→ Entries shown:

§

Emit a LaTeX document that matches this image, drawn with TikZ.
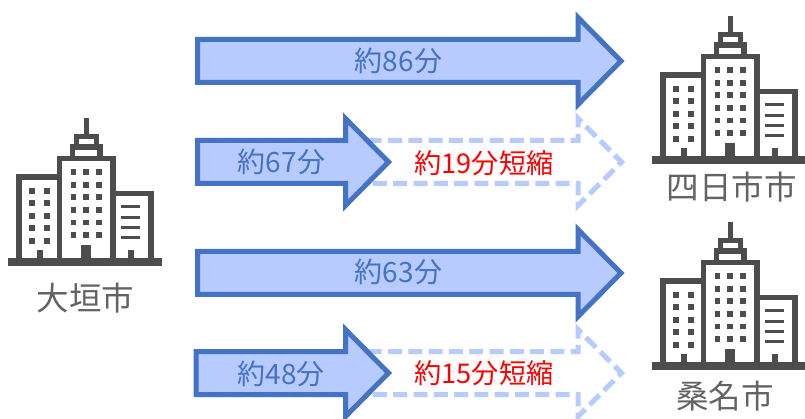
\documentclass[tikz,border=0pt]{standalone}
\usepackage{fontspec}
\setmainfont{Noto Sans CJK JP}
\definecolor{mblue}{HTML}{4472C4}
\definecolor{mfill}{HTML}{B8CBFF}
\definecolor{mgrey}{HTML}{4D4D4D}
\definecolor{mtext}{HTML}{636363}
\tikzset{solidarrow/.style = {draw=mblue, fill=mfill, line width=5pt, miter limit=10},
         ghostarrow/.style = {draw=mfill, line width=5pt, dash pattern=on 14pt off 6.3pt, dash phase=12.5pt},
         minutes/.style = {text=mblue, font=\fontsize{28}{28}\selectfont, inner sep=0pt},
         saved/.style = {text=red, font=\fontsize{27.2}{27.2}\selectfont, inner sep=0pt},
         city/.style = {text=mtext, font=\fontsize{32.5}{32.5}\selectfont, inner sep=0pt},
         building/.pic = {
           \fill [mgrey] (8, 258.3) rectangle (162, 265.7);
           \draw [mgrey, line width=5.6pt, fill=white] (18.8, 260) |- (58, 176.8);
           \draw [mgrey, line width=5.6pt] (59.5, 260) |- (112.9, 158.4) -- (112.9, 260);
           \draw [mgrey, line width=5.6pt] (112.9, 193.5) -| (151.2, 260);
           \draw [mgrey, line width=5.6pt] (72.3, 157) |- (99.9, 147) -- (99.9, 157);
           \draw [mgrey, line width=5.6pt] (76.3, 146) |- (96.3, 136.5) -- (96.3, 146);
           \fill [mgrey] (84, 117.7) rectangle (88.7, 135);
           \fill [mgrey] (81.3, 245.3) rectangle (91.3, 260);
           \fill [mgrey] (37, 249.7) rectangle (43.3, 260);
           \fill [mgrey] (127.7, 249.7) rectangle (134.3, 260);
           \foreach \wx in {70.7, 83.3, 96.3}
             \foreach \wy in {169.3, 182, 194.4, 207, 219.6, 232}
               \fill [mgrey] (\wx, \wy) rectangle +(5.7, 5.7);
           \foreach \wx in {29.3, 44.3}
             \foreach \wy in {188, 200.4, 212.8, 225.3, 238}
               \fill [mgrey] (\wx, \wy) rectangle +(5.9, 5.9);
           \foreach \wy in {207, 217.2, 227.3, 237.4}
             \draw [mgrey, line width=3pt] (120.7, \wy) -- (140.3, \wy);
         }}

\begin{document}
\begin{tikzpicture}[x=1pt, y=-1pt]
    \useasboundingbox (0, 0) rectangle (805, 419);

    % dashed outlines first, the short arrows sit on top of them
    \foreach \cy in {162, 373}
      \draw [ghostarrow] (197.5, \cy-21.5) -- (578, \cy-21.5) -- (578, \cy-43.5)
        -- (621.5, \cy) -- (578, \cy+43.5) -- (578, \cy+21.5) -- (197.5, \cy+21.5);

    \foreach \cy/\lx/\hx in {61/197.5/578, 162/197.5/345.5, 273/197.5/578, 373/196/345.5}
      \draw [solidarrow] (\lx, \cy-21.5) -- (\hx, \cy-21.5) -- (\hx, \cy-43.5)
        -- (\hx+43, \cy) -- (\hx, \cy+43.5) -- (\hx, \cy+21.5) -- (\lx, \cy+21.5) -- cycle;

    \node [minutes] (long1) at (398.5, 61) {約86分};
    \node [minutes] (short1) at (281.5, 162) {約67分};
    \node [minutes] (long2) at (398.5, 272) {約63分};
    \node [minutes] (short2) at (281, 373.5) {約48分};
    \node [saved] (saved1) at (484, 163) {約19分短縮};
    \node [saved] (saved2) at (484, 373.5) {約15分短縮};

    \pic at (0, 0) {building};
    \pic at (644, -102) {building};
    \pic at (644, 104) {building};

    \node [city] (ogaki) at (85.5, 298) {大垣市};
    \node [city] (yokkaichi) at (731.5, 187) {四日市市};
    \node [city] (kuwana) at (725, 396) {桑名市};
  \end{tikzpicture}
\end{document}
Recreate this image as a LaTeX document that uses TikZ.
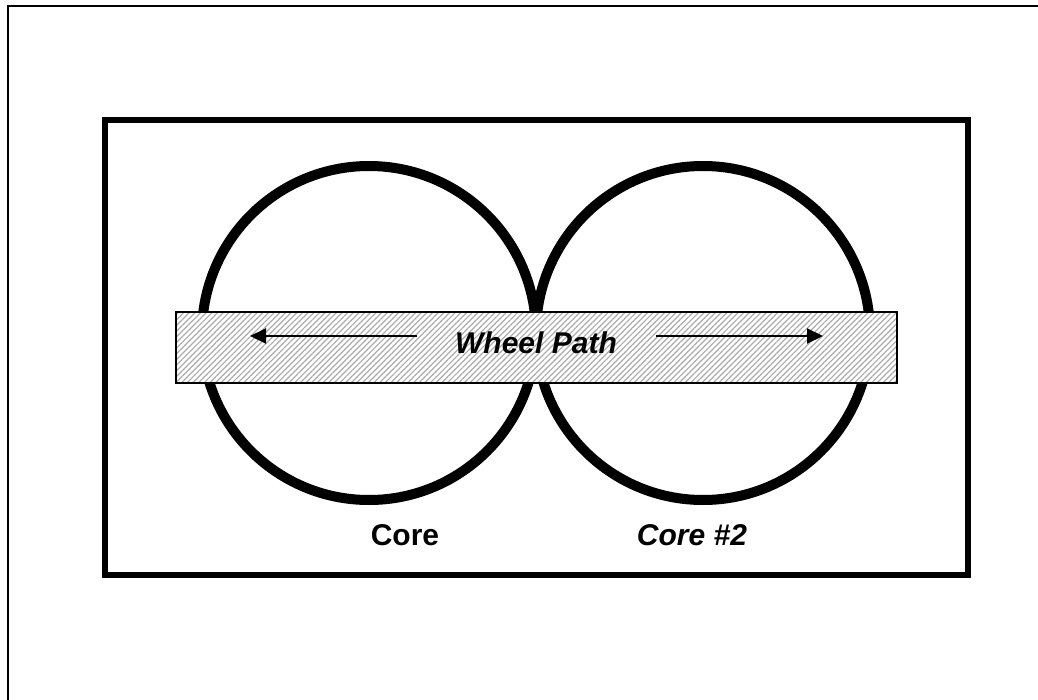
\documentclass[tikz,border=0pt]{standalone}
\usepackage{fontspec}
\setmainfont{Liberation Sans}
\usetikzlibrary{arrows.meta, patterns.meta}

\begin{document}
\begin{tikzpicture}[x=0.5pt, y=-0.5pt,
  ring/.style={circle, draw=black, line width=5pt, minimum size=167pt, inner sep=0pt},
  track/.style={draw=black, line width=1pt, minimum width=360.5pt, minimum height=35.5pt,
                inner sep=0pt, preaction={fill=white},
                pattern={Lines[angle=45, distance=2pt, line width=0.6pt]}, pattern color=gray!65},
  lbl/.style={font=\bfseries\fontsize{15}{18}\selectfont, inner sep=0pt},
  arr/.style={-{Triangle[length=8pt, width=7.5pt]}, line width=1pt}
]
  \useasboundingbox (0,0) rectangle (1038,700);

  %% Page frame (top and left edges only)
  \draw[line width=1pt] (8,700) -- (8,6) -- (1038,6);
  %% Plate
  \draw[line width=3pt] (105,120) rectangle (968,575);

  %% The two cores
  \node[ring] (core1) at (369,333) {};
  \node[ring] (core2) at (703,333) {};

  %% Hatched band across both cores
  \node[track] (path) at (536.5,347.5) {};
  \node[lbl, font=\bfseries\itshape\fontsize{15}{18}\selectfont] (wp) at (536,343) {Wheel Path};

  %% Direction arrows
  \coordinate (ltail) at (417,336);
  \coordinate (lhead) at (250,336);
  \coordinate (rtail) at (656,336);
  \coordinate (rhead) at (823,336);
  \draw[arr] (ltail) -- (lhead);
  \draw[arr] (rtail) -- (rhead);

  %% Core labels
  \node[lbl, anchor=base] (c1) at (405,545) {Core};
  \node[lbl, anchor=base, font=\bfseries\itshape\fontsize{15}{18}\selectfont] (c2) at (692,545) {Core \#2};
\end{tikzpicture}
\end{document}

§

→ What you are asked to do:
Find the lines containing "that" and pull them out.

→ Finished task:
Emit a LaTeX document that matches this image, drawn with TikZ.
Recreate this image as a LaTeX document that uses TikZ.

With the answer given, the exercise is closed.